What Does the Semiconductor Wealth Cycle Mean Going Forward?
The concentration of new billionaire wealth in the semiconductor and AI hardware sectors represents a structural departure from the software-driven wealth creation cycle that defined the 2010s. UBS chief economist Paul Donovan observed in the report’s release that wealth creation is sometimes the product of being positioned correctly during periods of structural upheaval rather than linear productivity gains.
The scale of capital flowing into physical semiconductor infrastructure underscores that positioning. South Korea’s $518 billion investment plan, Nvidia’s $215.9 billion annual revenue run, and the broader global rush for AI compute capacity have created a wealth cycle anchored to tangible industrial assets rather than software licensing or advertising revenue. Whether that cycle sustains depends on the continued commercial scalability of AI applications — a variable that the IMF flagged in its April 2026 World Economic Outlook as a potential downside risk to global growth if productivity expectations are reassessed.
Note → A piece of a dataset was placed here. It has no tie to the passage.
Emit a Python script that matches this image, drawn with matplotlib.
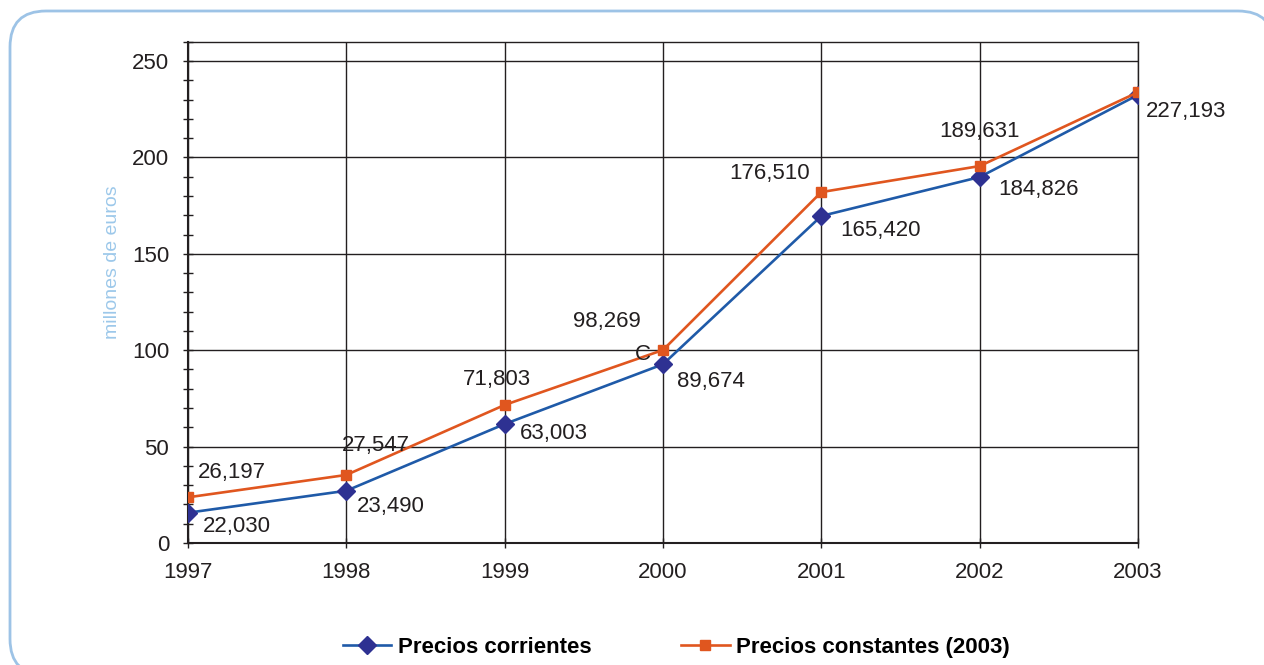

The UBS Global Wealth Report 2026 documents a billionaire class that is growing faster than the global economy, faster than overall personal wealth, and faster than the median household — with the gap between the top and the middle widening in the majority of markets tracked.
This article is for informational purposes only and does not constitute financial advice. Readers should consult a qualified financial advisor before making investment decisions.
FAQs
How many billionaires are there globally in 2026? The UBS Global Wealth Report 2026 counted 3,302 U.S. dollar billionaires as of April 2026, an increase of 383 individuals, or 13.1%, over the prior year.
How much did billionaire wealth grow? Billionaires increased their total assets by an average of 25% in the year to April 2026, outpacing the 10.8% growth rate in overall global personal wealth recorded across 56 markets.
Which country has the most billionaires? The United States is home to more than 1,000 billionaires, followed by mainland China with 562 and India with 211. Germany and Russia round out the top five with 193 and 122 billionaires respectively.
What is Jensen Huang’s net worth in 2026? Forbes estimates Jensen Huang’s net worth at over $200 billion as of mid-2026, derived almost entirely from his approximately 3.3% stake in Nvidia, which reported $215.9 billion in fiscal year 2026 revenue.
Why did South Korea’s billionaire count increase so sharply? South Korea’s billionaire population rose from 31 to 52, a 67% increase, driven by the country’s dominant position in the semiconductor and AI chip market through Samsung Electronics and SK Hynix.
How many new millionaires were created in 2025? Nearly one million new U.S. dollar millionaires were created in 2025, with the United States accounting for more than 440,000 of them at a rate exceeding 1,200 per day.
Did median wealth increase alongside billionaire wealth? Median wealth declined across the majority of countries tracked by UBS, even as average wealth and billionaire wealth climbed, a pattern the bank described as evidence of widening inequality.